Disasters & Accidents

Many Ian-affected Cubans still don’t have electricity

San Juan y Martinez, Cuba, Nov 13 (EFE).- Thirty-three-year-old Myldrey still doesn’t have electricity in her house 40 days after Hurricane Ian blasted the western Cuban province of Pinar del Rio with winds above 200 kilometers (124 miles) per hour.

She and a friend complained to EFE about the situation outside the town of San Juan y Martinez, where – along with the neighboring community of San Luis – just 75 percent of the population has recovered their electricity service, according to official figures.

“We buy food each day, because if you don’t (do that) you have to discard it after two or three days. We have to go to Pinar del Rio (about 22 km or 13.5 mi.) and get it ‘under the table’ at the foreign currency store because in the state stores there’s nothing,” said Myldrey’s 44-year-old friend.

Many Cubans buy scarce goods “under the table” at informal markets because they are almost impossible to acquire via the legal routes.

And what do they do with the food they get when they have no electricity to cook with? “We buy oil or coal” and “we … (cook) with wood,” they said while workers with the state-run electricity firm Union Electrica were trying to replace a power pole that had been downed a short distance away.

Ian knocked out the electricity grid across a large portion of Cuba and since then power has been restored only bit by bit. Currently, Cubadebate claimed last Thursday that 96 percent of the electric capacity had been restored.

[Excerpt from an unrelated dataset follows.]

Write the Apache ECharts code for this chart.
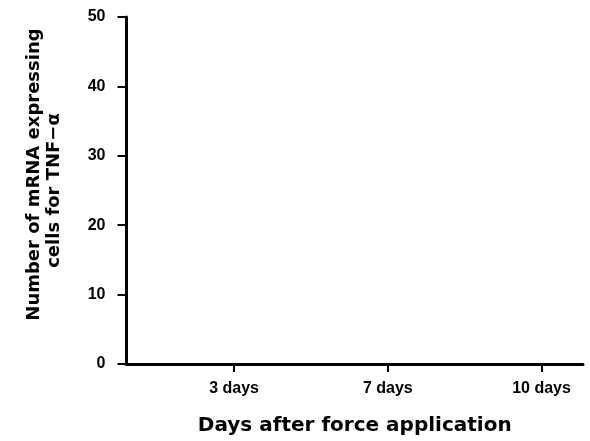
<!DOCTYPE html>
<html>
<head>
<meta charset="utf-8">
<script src="https://cdn.jsdelivr.net/npm/echarts@6/dist/echarts.min.js"></script>
<style>
  html, body { margin: 0; padding: 0; background: #fff; }
</style>
</head>
<body>
<div id="tnfChart" style="width: 590px; height: 441px;"></div>
<script>
// groups on the x axis and where they sit
let categories = ["3 days", "7 days", "10 days"];
let categoryPos = [1, 2, 3];
// y axis tick labels
let yTicks = [0, 10, 20, 30, 40, 50];
// no points are plotted in the original figure
let cellCounts = [];

let titleFont = "DejaVu Sans";
let tickFont = "Liberation Sans";

let chartsOptions = {
  animation: false,
  backgroundColor: "#fff",
  grid: {
    left: 126.5,
    right: 7,
    top: 17,
    bottom: 75.5
  },
  xAxis: {
    type: "value",
    min: 0.3,
    max: 3.27,
    name: "Days after force application",
    nameLocation: "middle",
    nameGap: 52,
    nameTextStyle: {
      fontFamily: titleFont,
      fontWeight: "bold",
      fontSize: 20,
      color: "#000"
    },
    axisLine: {
      show: true,
      lineStyle: { color: "#000", width: 3 }
    },
    axisTick: {
      show: true,
      length: 8,
      customValues: categoryPos,
      lineStyle: { color: "#000", width: 2 }
    },
    axisLabel: {
      customValues: categoryPos,
      margin: 17,
      fontFamily: tickFont,
      fontWeight: "bold",
      fontSize: 16,
      color: "#000",
      formatter: function(v) {
        let i = categoryPos.indexOf(v);
        return i >= 0 ? categories[i] : "";
      }
    },
    splitLine: { show: false }
  },
  yAxis: {
    type: "value",
    min: yTicks[0],
    max: yTicks[yTicks.length - 1],
    interval: 10,
    name: "{a|Number of mRNA expressing}\n{b|cells for TNF\u2212\u03b1}",
    nameLocation: "middle",
    nameGap: 62,
    nameRotate: 90,
    nameTextStyle: {
      fontFamily: titleFont,
      fontWeight: "bold",
      fontSize: 18,
      lineHeight: 20,
      color: "#000",
      rich: {
        a: {
          fontFamily: titleFont,
          fontWeight: "bold",
          fontSize: 18,
          lineHeight: 20,
          color: "#000",
          padding: [0, 0, 0, 32]
        },
        b: {
          fontFamily: titleFont,
          fontWeight: "bold",
          fontSize: 18,
          lineHeight: 20,
          color: "#000"
        }
      }
    },
    axisLine: {
      show: true,
      lineStyle: { color: "#000", width: 3 }
    },
    axisTick: {
      show: true,
      length: 9,
      lineStyle: { color: "#000", width: 2 }
    },
    axisLabel: {
      margin: 21,
      fontFamily: tickFont,
      fontWeight: "bold",
      fontSize: 16,
      color: "#000"
    },
    splitLine: { show: false }
  },
  series: [
    {
      type: "scatter",
      data: cellCounts
    }
  ]
};

let dataCharts = echarts.init(document.getElementById("tnfChart"));
dataCharts.setOption(chartsOptions);
</script>
</body>
</html>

The problems with the post-hurricane recovery in the province – above all in the two abovementioned towns – don’t end with electricity, however.

The government has acknowledged that it will be difficult in the short term to provide all the materials needed for rebuilding and repairing the more than 108,000 homes that were partially damaged or totally destroyed by the storm. So far, just 7,000 have been rebuilt or repaired, according to the state-run press.

The situation was criticized by the head of the Cuban Parliament, Esteban Lazo, during a visit he made to the region last weekend, when he said that “More than a month after the hurricane, we’re still discussing the same problems that we were dealing with on the very first day.”

Due to the lack of reconstruction materials, people like Jose Ariel are making do however they can. The 25-year-old fisherman living in San Juan y Martinez replaced his roof with zinc panels he and his neighbors collected.

Jose Ariel used a hammer to fasten wooden panels over the door of his home. He told EFE that just the day before, for the first time, he was visited by a government reconstruction brigade.

“We said that we needed cement but (they answered that) there wasn’t any. They told us: ‘You’ve already got a roof, you’re getting by’ and they don’t give you anything,” he said.

In his case, electricity was restored “about two weeks ago,” but he didn’t hide the fact that he felt helpless during the month after Ian, when he also didn’t have any water, saying “We paid about 2,500 pesos ($104 at the official exchange rate) for a few barrels that arrived here.”

A total of 164 of the 176 water supply sources in Pinar del Rio are working again, according to the official daily Granma.

The criticism of the government by Jose Ariel was echoed by Caridad Martinez, 79, who sells honey at the door of his home in San Juan y Martinez.

“I need cement to fasten the panels on my roof. My bed is soaked but they told me they didn’t need to give me anything,” he told EFE indicating his bedroom.

The lack of construction and repair supplies has been taken advantage of by people reselling these materials on the island, offering them at exorbitant prices on their Facebook pages or via WhatsApp and Telegram.

The practice is widespread all across the communist island and it’s becoming more and more common to see products being resold that you just can’t find on store shelves. And that situation has steadily been getting worse since the start of the coronavirus pandemic.

“They’re shameless. Look, it’s already difficult to get things but this is taking advantage of the people’s needs,” Martinez said.

In recent days, Cuban President Miguel Diaz-Canel admitted that this kind of activity is occurring “under the gaze of the core of the (Communist) Party, of the administrative institutions and of the directive councils.”